Body waxing is a growing niche in the US, and European Wax Center is capitalizing on this trend. The company offers customers services provided by professional staff in the comfort of individual waxing suites. Their salons operate on a franchise basis, and in March of this year, the trade magazine Entrepreneur ranked European Wax Center as the 30th fastest-growing franchise in the US out of over 1,300 franchises ranked.

Earlier this month, EWCZ reported its results for Q1 of fiscal year 2023. The  quarter, which ended on April 1 of this calendar year, showed a top line total revenue of $49.9 million. That revenue, while up 9.8% from the prior-year period, missed the forecast by ~$573,000. The company reported a GAAP net loss of $1.1 million, and an adjusted EBITDA figure of $16.3 million.

During the quarter, EWCZ also showed some sound growth numbers. The company opened a net of 34 new centers, for a 12% year-over-year increase, and its system-wide sales were up 5.5% to $218.4 million. The chain’s same-store sales grew y/y by 4.5%.
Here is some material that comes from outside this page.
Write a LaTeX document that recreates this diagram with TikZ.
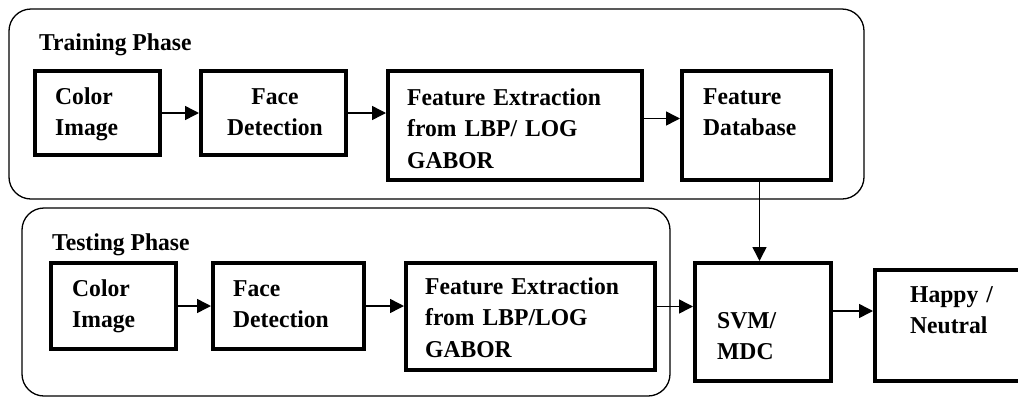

Checking in again with Ciccarelli, we find him taking an upbeat stance on EWCZ, writing of the stock: “Overall demand trends are very solid (and likely to look even better following other EPS reports), EWCZ is highly profitable, has a massive expansion opportunity (3x) and generates huge returns for their franchisees (estimated ~60% cash on cash returns by year 5).”

In-line with those comments, Ciccarelli gives EWCZ shares a Buy rating, and his price target, set at $21, indicates his confidence in a 23% one-year upside potential.

Overall, the five recent analyst reviews on this stock break down to 2 Buys and 3 Holds, making a Moderate Buy consensus rating. The shares have a current trading price of $16.93 and the $19.60 average price target suggests ~16% upside from that level. (See EWCZ stock forecast)

Disclaimer: The opinions expressed in this article are solely those of the featured analyst. The content is intended to be used for informational purposes only. It is very important to do your own analysis before making any investment.